Nearly eighteen years after the dissolution of the Soviet Union, many of its legacies remain: economic, military, political. The cultural legacies are particularly interesting, especially the linguistic ones. Although Soviet legislation provided for the free use of languages across Soviet territory, as in the 1977 Soviet Constitution's
Article 159 guaranteeing the right of the accused to trials in the local language, and the earlier 1936 constitution
contained numerous provisions, in practice Russian was the language that was mostly widely used. Russians formed a majority of the Soviet population, and the Russian language was the vernacular common to the entire Soviet Union. Local languages were often pushed out of the public sphere by governmental and educational processes which More, most Soviet migrants were Russians, settled in the industrial areas of eastern Ukraine or in the cities and plains of central Asia or the prosperous industrial cities of the Baltic states installed large numbers of Russophones outside of Russia, their concentration in urban areas and in the administration accelerating the process of Russification. On the fringes of the Soviet Union, in the Baltic States, the South Caucasus, and southern central Asia, Russophone populations tended to not be very large and/or to be isolated from the native populations, diminishing Russification significantly--more than 30% of Estonia's population is Russophone, nearly 40% on independence, but a proletariat concentrated in the Tallinn suburbs and in the northeast never exerted that much cultural influence on ethnic Estonians. What's going on in the second-, third- and fourth-largest Soviet successor states, though??
The
Ukrainian language is after Russian the most widely spoken language in the former Soviet Union. As many as 42 million people speak Ukrainian, at least according to Wikipedia, but only 31 million of these live in a Ukraine that's home to a bit over 46 million people.

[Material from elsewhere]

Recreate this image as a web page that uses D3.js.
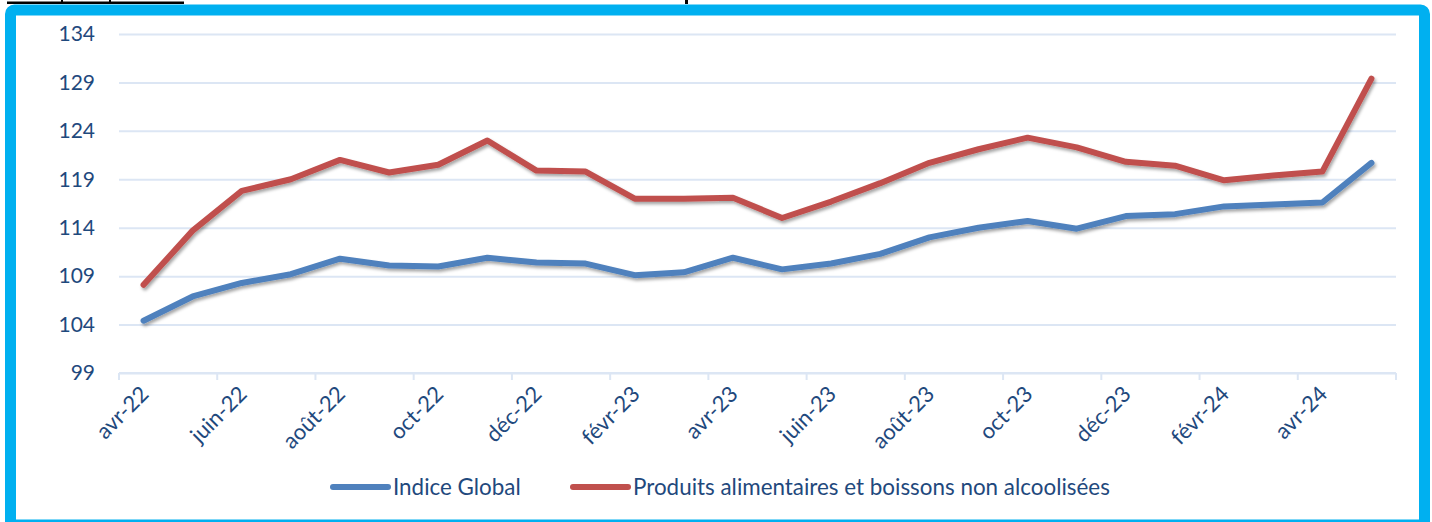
<!DOCTYPE html>
<html>
<head>
<meta charset="utf-8">
<script src="https://cdn.jsdelivr.net/npm/d3@7"></script>
<style>
  body { margin: 0; background: #ffffff; }
  svg { display: block; }
  .tick text { font-family: Lato, "Open Sans", sans-serif; fill: #1F497D; }
</style>
</head>
<body>
<div id="chart"></div>
<script>
//Months of the x axis (every other one gets a label)
var months = ["avr-22","mai-22","juin-22","juil-22","août-22","sept-22","oct-22","nov-22","déc-22","janv-23",
              "févr-23","mars-23","avr-23","mai-23","juin-23","juil-23","août-23","sept-23","oct-23","nov-23",
              "déc-23","janv-24","févr-24","mars-24","avr-24","mai-24"]

//Values
var indiceGlobal = [104.4,106.9,108.3,109.2,110.8,110.1,110.0,110.9,110.4,110.3,
                    109.1,109.4,110.9,109.7,110.3,111.3,113.0,114.0,114.7,113.9,
                    115.2,115.4,116.2,116.4,116.6,120.7]
var produitsAlim = [108.1,113.7,117.8,119.0,121.0,119.7,120.5,123.0,119.9,119.8,
                    117.0,117.0,117.1,115.0,116.7,118.6,120.7,122.1,123.3,122.3,
                    120.8,120.4,118.9,119.4,119.8,129.4]

var yTicks = [99,104,109,114,119,124,129,134]
var seriesNames = ["Indice Global","Produits alimentaires et boissons non alcoolisées"]
var seriesColors = ["#4F81BD","#C0504D"]

var width = 1432
var height = 522

var svg = d3.select("#chart")
            .append("svg")
            .attr("width", width)
            .attr("height", height)

//Drop shadow under the lines
var defs = svg.append("defs")
var shadow = defs.append("filter")
                 .attr("id","shadow")
                 .attr("x","-5%").attr("y","-20%")
                 .attr("width","110%").attr("height","140%")
shadow.append("feDropShadow")
      .attr("dx",1.5).attr("dy",2.5)
      .attr("stdDeviation",1.5)
      .attr("flood-color","#000000")
      .attr("flood-opacity",0.35)

//Bits of the title above the frame (cut off)
svg.append("rect").attr("x",7).attr("y",1.5).attr("width",177).attr("height",2.5).attr("fill","#000")
svg.append("rect").attr("x",61).attr("y",0).attr("width",2).attr("height",2).attr("fill","#000")
svg.append("rect").attr("x",109).attr("y",0).attr("width",2).attr("height",2).attr("fill","#000")
svg.append("rect").attr("x",685).attr("y",0).attr("width",3).attr("height",4).attr("fill","#000")

//Blue frame
svg.append("rect")
   .attr("x",10.5).attr("y",10)
   .attr("width",1414).attr("height",515)
   .attr("rx",4)
   .attr("fill","#ffffff")
   .attr("stroke","#00B0F0")
   .attr("stroke-width",11)

var margin = {top: 34, left: 119, right: 36, bottom: 149}

//Scales
var xScale = d3.scaleBand()
               .domain(months)
               .range([margin.left, width - margin.right])
               .padding(0)

var yScale = d3.scaleLinear()
               .domain([99,134])
               .range([height - margin.bottom, margin.top])

//Horizontal grid lines
svg.append("g")
   .attr("class","grid")
   .attr("transform","translate(" + margin.left + ",0)")
   .call(d3.axisLeft(yScale)
           .tickValues(yTicks)
           .tickSize(-(width - margin.right - margin.left))
           .tickFormat(""))
   .call(function(g){
     g.select(".domain").remove()
     g.selectAll("line").attr("stroke","#DCE6F4").attr("stroke-width",2)
   })

//Y axis labels
svg.append("g")
   .attr("class","y axis")
   .attr("transform","translate(" + margin.left + ",0)")
   .call(d3.axisLeft(yScale).tickValues(yTicks).tickSize(0).tickPadding(24))
   .call(function(g){
     g.select(".domain").remove()
     g.selectAll("text").attr("font-size",21)
   })

//X axis: ticks between every second month
var tickMonths = months.filter(function(d,i){ return i % 2 == 0 })
var xAxisY = yScale(99)
var xAxis = svg.append("g").attr("class","x axis")

xAxis.append("line")
     .attr("x1", xScale.range()[0]).attr("x2", xScale.range()[1])
     .attr("y1", xAxisY).attr("y2", xAxisY)
     .attr("stroke","#DCE6F4").attr("stroke-width",2)

var tickPos = tickMonths.map(function(d){ return xScale(d) })
tickPos.push(xScale.range()[1])
xAxis.selectAll(".xtick")
     .data(tickPos)
     .enter()
     .append("line")
     .attr("x1",function(d){ return d }).attr("x2",function(d){ return d })
     .attr("y1", xAxisY).attr("y2", xAxisY + 7)
     .attr("stroke","#DCE6F4").attr("stroke-width",2)

xAxis.selectAll(".xlabel")
     .data(tickMonths)
     .enter()
     .append("text")
     .attr("class","xlabel")
     .attr("transform",function(d){
       return "translate(" + (xScale(d) + xScale.bandwidth()/2 + 1) + "," + (xAxisY + 17) + ") rotate(-45)"
     })
     .attr("text-anchor","end")
     .attr("dy","0.35em")
     .attr("font-family","Lato, 'Open Sans', sans-serif")
     .attr("font-size",22)
     .attr("fill","#1F497D")
     .text(function(d){ return d })

//Lines
var line = d3.line()
             .x(function(d,i){ return xScale(months[i]) + xScale.bandwidth()/2 })
             .y(function(d){ return yScale(d) })

var allSeries = [indiceGlobal, produitsAlim]
svg.selectAll(".serie")
   .data(allSeries)
   .enter()
   .append("path")
   .attr("class","serie")
   .attr("d", line)
   .attr("fill","none")
   .attr("stroke",function(d,i){ return seriesColors[i] })
   .attr("stroke-width",6)
   .attr("stroke-linejoin","round")
   .attr("stroke-linecap","round")
   .attr("filter","url(#shadow)")

//Legend
var legendX = [333, 573]
var legend = svg.selectAll(".legend")
                .data(seriesNames)
                .enter()
                .append("g")
                .attr("class","legend")
                .attr("transform",function(d,i){ return "translate(" + legendX[i] + ",487)" })

legend.append("line")
      .attr("x1",0).attr("x2",55)
      .attr("y1",0).attr("y2",0)
      .attr("stroke",function(d,i){ return seriesColors[i] })
      .attr("stroke-width",6)
      .attr("stroke-linecap","round")

legend.append("text")
      .attr("x",60)
      .attr("dy","0.35em")
      .attr("font-family","Lato, 'Open Sans', sans-serif")
      .attr("font-size",22.4)
      .attr("fill","#1F497D")
      .text(function(d){ return d })
</script>
</body>
</html>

Ukrainian census data suggest that 31.9 million ethnic Ukrainians out of 37.5 million speak Ukrainian, with a bit over two-thirds of the Ukrainian population speaking Ukraine. The
linguistic situation is more complicated than that, with many ethnic Ukrainians who mostly do not use Ukrainian in day-to-day life identifying Ukrainian as their mother tongue based on ethnic identity. The Ukrainian population may well be divided equally between speakers of Ukrainian and Russian, with Ukrainian predominating in western and central Ukraine and Russian predominated in southern and especially eastern Ukraine. There are signs of a shift towards Ukrainian, with Ukrainian becoming a trendy language a mostly Russophone Kyiv and education and government services being delivered in the Ukrainian language, but it's clear that Russian is in Ukraine to stay.
The same is doubly true of Kazakhstan, as Joanna Lillis at Eurasianet
describes. Before the dissolution of the Soviet Union, Russians and Russophones actually constituted the majority population of Kazakhstan. Though this majority has been whittled away thanks to massive Russophone (and German) emigration and a substantially higher Kazakh birthrate, the linguistic legacies of this Russian domination remain.
The problem is exacerbated by the contentious language issue in Kazakhstan: a recent poll showed that only about a third of inhabitants speak fluent Kazakh, while 16.3 percent do not speak the titular language at all. The poll was conducted by the Alternativa Center for Topical Research with the Open Society regional research institute (the organization is not connected to the New York-based Open Society Institute, under whose auspices EurasiaNet operates). Out of the poll’s 1,200 respondents, 36 percent characterized their Kazakh-language skills as fluent, while an additional 20 percent claimed a sufficient knowledge of the language. In stark contrast, 90.4 percent of respondents qualified their Russian language skills as either fluent or sufficient, fuelling arguments by ethnic Kazakh nationalists that not enough is being done to promote the spread of the titular language. The polling data was released in November.
This has proved problematic in the wake of the Soviet-era policy of Russification which took strong root in Kazakhstan, where ethnic Kazakhs were in a minority at independence in 1991. "[Russification] had a catastrophic effect on the influence of Kazakh language and culture," Nazarbayev told the APK, which conducts most of its business in Russian. His call for it to be at the center of efforts to promote Kazakh language learning struck some commentators as illogical. "Without having a scientific and linguistic basis, without even speaking Kazakh, how is the Assembly going to develop the state language [Kazakh]?" the Taszhargan weekly asked rhetorically.
Finally, the
Belarusian language, like Ukrainian an East Slavic language, may be on the verge of language death. Belarusian "is declared as a "language spoken at home" by about 3,686,000 people (36.7% of the population) as of 1999. By less strict criteria, about 6,984,000 (85.6%) of Belarusians declare it their "mother tongue"." The Russian language is by all accounts firmly implanted in Belarus, as it is the predominant language of Belarusian cities, Russians form the country's largest ethnic minority, and the government under Lukashenko has done very little to promote the use of Belarusian and has instead allowed it to be exposed directly to a much stronger Russian language. Belarus is likely to survive as a nation-state, but it's also likely to be a society like (say) Ireland where the native language has been firmly minoritized.